The loan will pay for the rest of software I'm building that will automate the deployment of my SaaS platform. This cuts my development time for each new client down by 95% - making me scalable.
In a few months I will have it in my hands ready to open up my marketing activity now that I can deliver much more rapidly. It's tempting to use some loan money for marketing activity. Full disclosure, I don't know how to approach marketing yet.
Generally speaking - having access to more capital is a good thing - particularly when you aren't hemorrhaging equity to get access. Have you talked to the bank about closing on your "need" amount, and having them convert the remainder into a line of credit?
Beyond that - this really comes down to a few loan terms, and some math.
How does it impact the payment? Are you comfortable with the payment on the higher amount? How does it change your break even point at the cash flow level?
Are there prepayment - early payment penalties? If so, are they worth the additional capital in the event you don't utilize it and want to pay it down?
How is the loan interest calculated? Is it simple interest or amortized? In the case that its simple interest, you'll pay that interest regardless, because its rolled into the loan from the start.
In any event - best of luck with the upcoming launch and solving the marketing challenge! Happy to help you dig into that further!
Honestly, bank loans are the cheapest capital you'll ever get in your startup and while the cashflow burden of paying them back is a bitch, the small % interest rate is far more favourable than the equity cost of an investor.
Also, having the loan repayments factored into your business plan will enforce good practices and targets. Planning to bootstrap is the best bet (i.e. making enough sales to pay back the loan, and pay salaries), as then you'll have the *option* of whether to raise any angel/venture capital rather than having it forced upon you.
In my first two startups, I launched the businesses entirely on commercial debt. In my 4th (and current) I've used a mixture of investment and loans. Happy to talk further about both scenarios.
There are two views here:
1. take the money whilst you can get it because it's not easy to get
2. only take what you need because you're likely to spend it even if you don't need it
There is no 'right' answer. It comes down to how much you trust yourself to make use of the money, it's likely you will always need more than you think.
Some questions to ask yourself:
1. Could I raise the money later when I need it?

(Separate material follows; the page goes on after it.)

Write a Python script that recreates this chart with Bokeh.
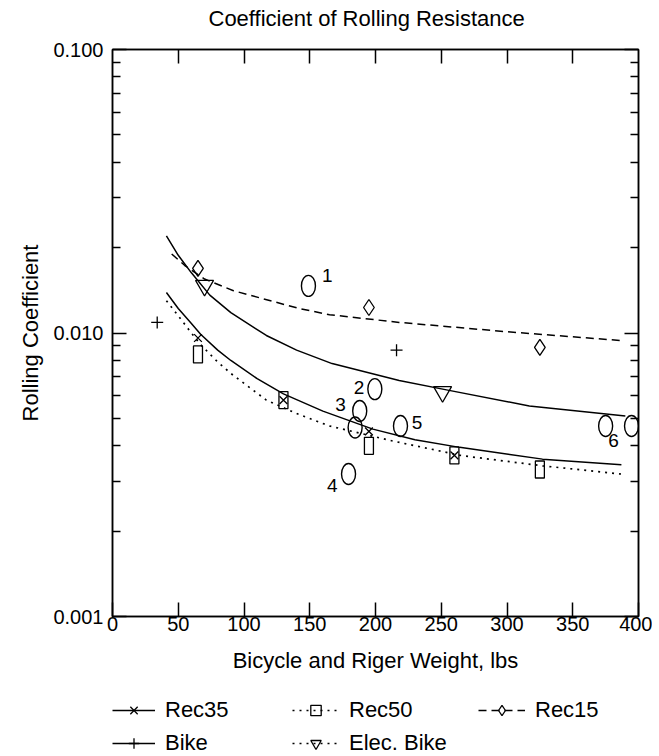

2. Will taking the extra money now give me a significant advantage? What extra edge will it give? Is that worth it?
3. is the size of the extra cash so much that it would add extra burden to repayment?
4. Would the extra loan mark you down if/when you go for investment?
Hope that helps. Happy to discuss on a call.
Take the money. But, try to look at this as short-term/current financing which basically means that you should pay it off within a year. You probably will not, but make that your goal.
Secondly, during this year focus on Long Term financing through other investing in your business. Replace the short-term financing with the long term money if you can get enough of it, but be clear with your investors about your intentions.
Best of Luck,
From the Trenches to the Towers Marketing
Simple answer, YES ... with one proviso. Cutting development time by 95% makes additional cash very attractive. On the flip side, too much money too soon can make you sloppy and wasteful ... so find one or two competent people to hold you accountable and don'r spend a discretionary cent without their prior approval. Have you tested your market yet? If not, you may simply be digging a deeper debt hole. Watch out! Check your market!
Analyse your need, if u really need such increased fund. will iot have more financial burden on you. make budget, execute some analysis tools and the decide.